Two intriguing shows in Boston art galleries, one about baseball and one about a half-forgotten movie from the '80s, have me thinking about the painting of modern life.
John Hull, a Colorado- based professor whose paintings are on view at Alpha Gallery, recently spent a season following the Wichita Wranglers farm league baseball team. With a loose, Manet-like touch, on small to medium-size and, in some cases, extra-wide canvases, he made a series of gently moody views of games in progress, practice sessions, spectators watching, and players just sitting around talking.
Meanwhile, Samson Projects offers paintings by Craig Drennen, who during the past five years has dedicated all his work to the movie "Supergirl," a 1984 box office bomb. (Drennen teaches at the Savannah College of Art and Design in Georgia.) Mixing the conceptualism of Marcel Duchamp and the semi-Pop, illustrative styles of Jasper Johns and Ed Ruscha , Drennen creates amalgams of abstraction, representation, and collage that meditate on celebrity, the mass media, and virtual reality.
On the face of it, these two artists would seem to be working opposite ends of the cultural spectrum.
With the paintings in his exhibition -- called "Pictures From the Phantom Zone" after an episode in "Supergirl" -- Drennen revels in the dizzying, often absurd disjunctions, contradictions, and complications of postmodernity. From his urbane perspective, spectral realities conjured by electronic media might matter as much as, if not more than, concretely real people, places and things.
In one painting, a ghostly portrait on a white square of "Supergirl" star Helen Slater appears to be pasted onto a panoramic field of vaporous, pinkish color. In a companion piece, the portrait has been reversed: Attached to another pink field is the carefully painted illusion of the back side of a canvas on its wooden stretcher, which you could mistake at first glance for the real thing.

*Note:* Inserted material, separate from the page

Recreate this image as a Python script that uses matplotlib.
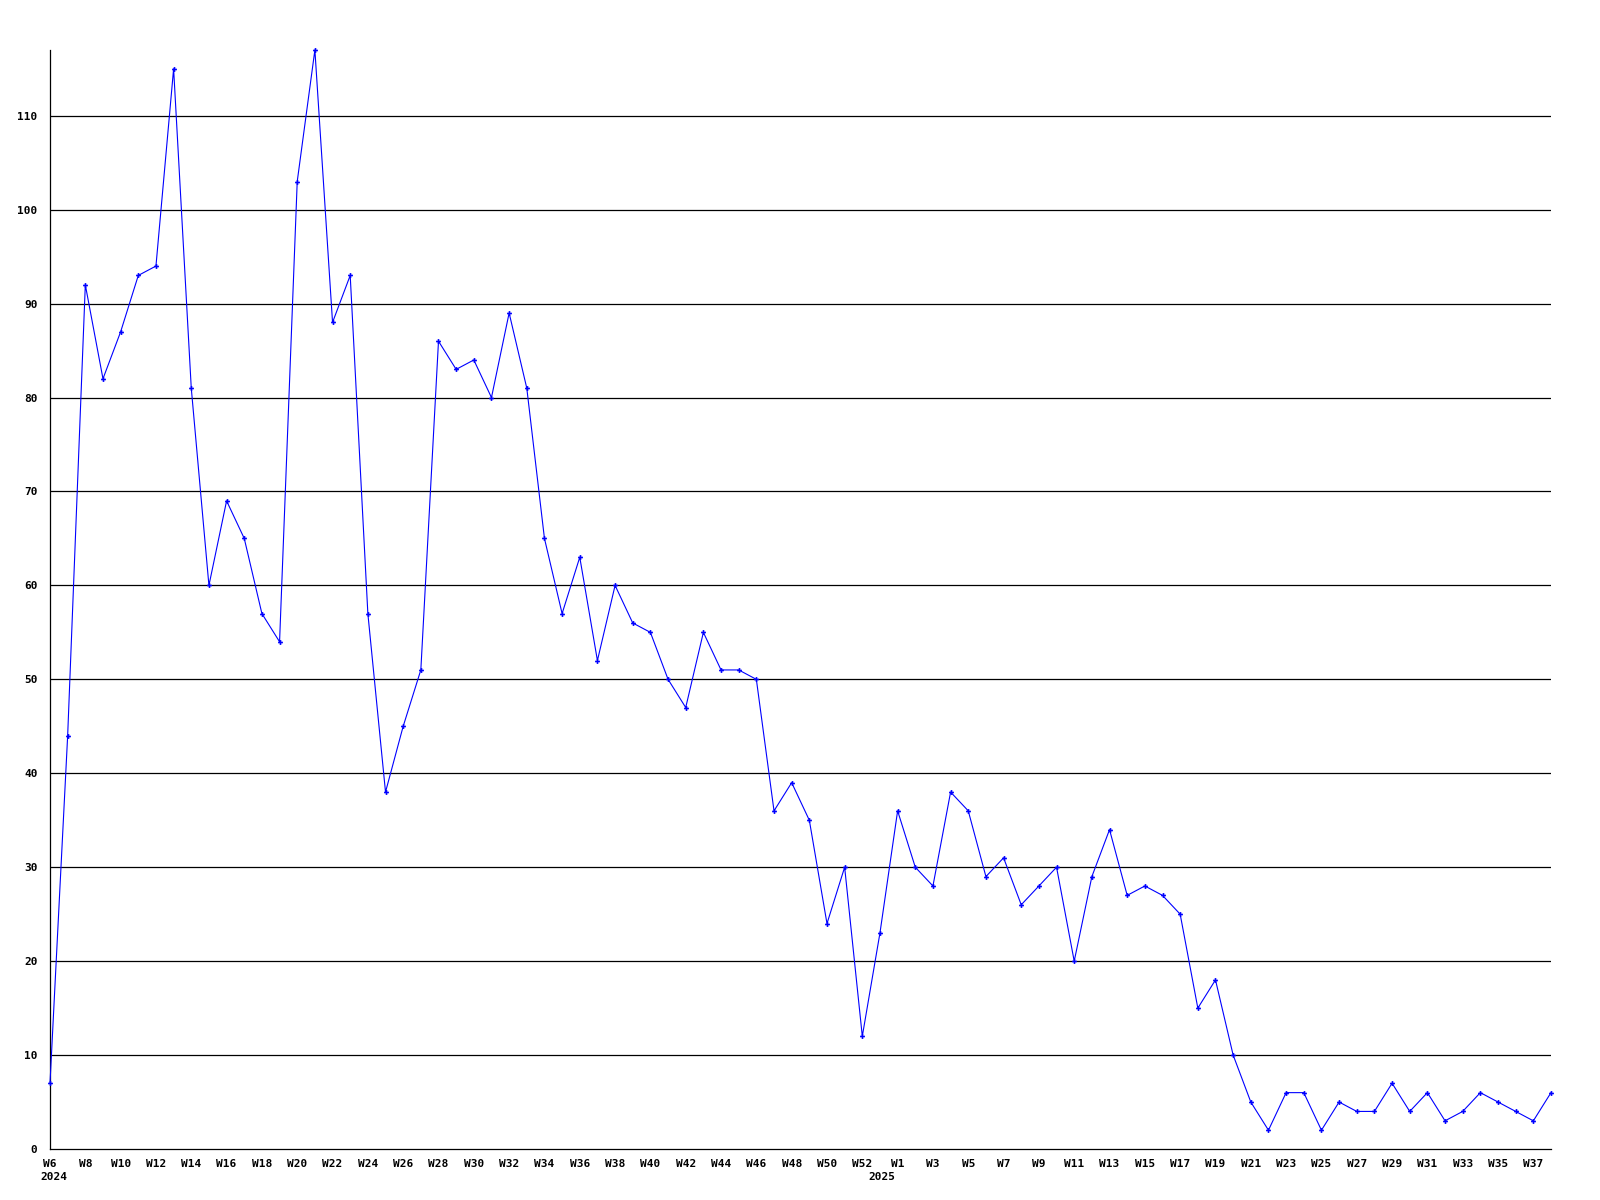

In another series, the blocky letters VHS and DVD (old and new video formats) hover mysteriously against wide, gray, foggy skies like celestial messages from some electronic deity. Look closely and you discover they are three-dimensional constructions made of blue-lined notebook paper and masking tape, all neatly rendered in two dimensions by Drennen's finely tuned brush.
Hull's baseball paintings, on the other hand, suggest nostalgia for the days when people experienced life directly and for real, without the intervention of electronic technology. His paintings are based partly on photographs, but he makes them by hand, and he tries to capture how things really seem to the naked eye. They exhibit a compelling tension between their sensuous painted surfaces and the luminous, real-world spaces that they deftly evoke.
There's an undercurrent of sadness in Hull's paintings. Notice that the stands are mostly empty during games and that the fans you see up close look dazed and vaguely disconsolate. Nondescript buildings, electronic transmission towers, and other depressing features of the modern landscape rise up in the backgrounds of some pictures.
I'm struck especially by one wide-angle picture in which a young woman in a midriff- baring T-shirt and, a few feet away, a mountainous guy with a big gut watch from the foreground while far away the game goes on before a nearly vacant stadium. If the mordant short-story writer Raymond Carver made baseball paintings, they would look like this. It's called -- at least partly ironically, I have to believe -- "I Can't Think of a Place I'd Rather Be."
Is it too much of a stretch to see Hull's work as a portrait of red state America contemplating the decline of its own idealism in the Iraq War era?
In the past, Hull has painted images resembling low-budget action movie scenes with seedy characters involved in suspicious activities in rural places. Like those earlier works, Hull's baseball paintings are morality tales. Their poetic power is in how subtly they explore a longing for moral clarity that is hard to find in modern life. Major League Baseball, with its steroid scandals and exorbitant salaries, fails to deliver the kind of ennobling purity of purpose it once apparently did. But there might be hope for the farm league.
In a way, Drennen is not that far from Hull. His paintings are about cognitive disorientation, but they are also about moral confusion, about a world flooded by cheap entertainment in which it is hard to know not only what you can believe in but what is really worth believing in. What both artists admirably sustain is faith in the old-fashioned art of painting as a way to process the bewildering flux of contemporary experience.